Pop cinema this exciting and entertaining while also being brutal and bloodthirsty will have you paraphrasing Keanu from his other beloved franchise: “Whoa!”

 

12. Birds of Passage

The Birds of Passage by Ciro Guerra and Cristina Gallego

Ciro Guerra and Cristina Gallego’s re-working of the family crime saga spans 12 years from 1968 to 1980 as we intimately connect with a family of indigenous Wayuu people who grow more and more involved with the Colombian drug trade and the inevitable violence that follows.

Living steadfast with their own ideas of honor and traditions, the Wayuu are wary of outsiders until a young Wayuu man named Rapayet (José Acosta) is set to marry into a family dominated by the matriarchal Ursula (Carmiña Martínez) and starts large-scale marijuana dealing. What starts as easy money, managed by the increasingly ruthless Ursula, gets everyone involved into a darkening world dominated by violence.

Told in five chapters, and replete with authentic Wayuu costumes and traditions, Guerra and Gallego’s taut, textured, and endlessly fascinating drama is an impressive crime story different from anything you’ve ever seen before.

 

11. The Painted Bird

It was a decade-long road for writer/director/producer Václav Marhoul to bring Jerzy Kosiński’s nightmarish (not to mention extremely controversial) memoir of a Jewish survivor/witness to the Holocaust to the big screen. The resulting black-and-white odyssey of human atrocities has aptly drawn comparisons to Elem Klimov’s shattering Come and See (1985).
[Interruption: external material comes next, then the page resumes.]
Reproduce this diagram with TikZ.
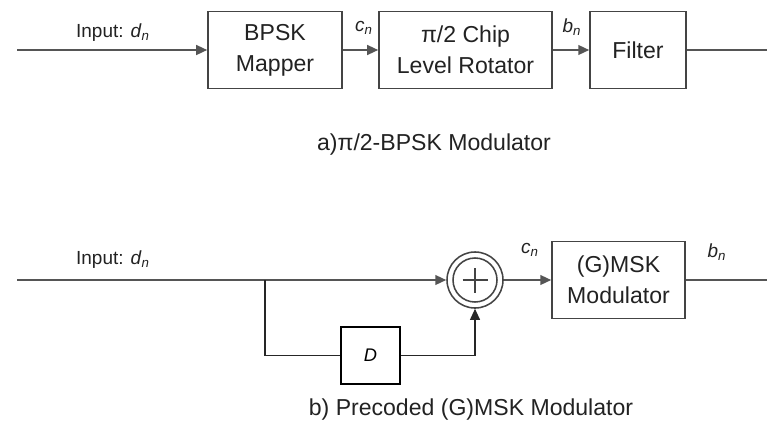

The Painted Bird is an elegantly photographed horror show, and one that The Guardian’s Xanth Brooks enthusiastically recommends but with the caveat; “I can state without hesitation that this is a monumental piece of work and one I’m deeply glad to have seen. I can also say that I hope to never cross its path again.” So be warned, the nerve-jangling violence and mental torture will be too much for sensitive viewers, but it’s an experience well worth taking and being transformed by.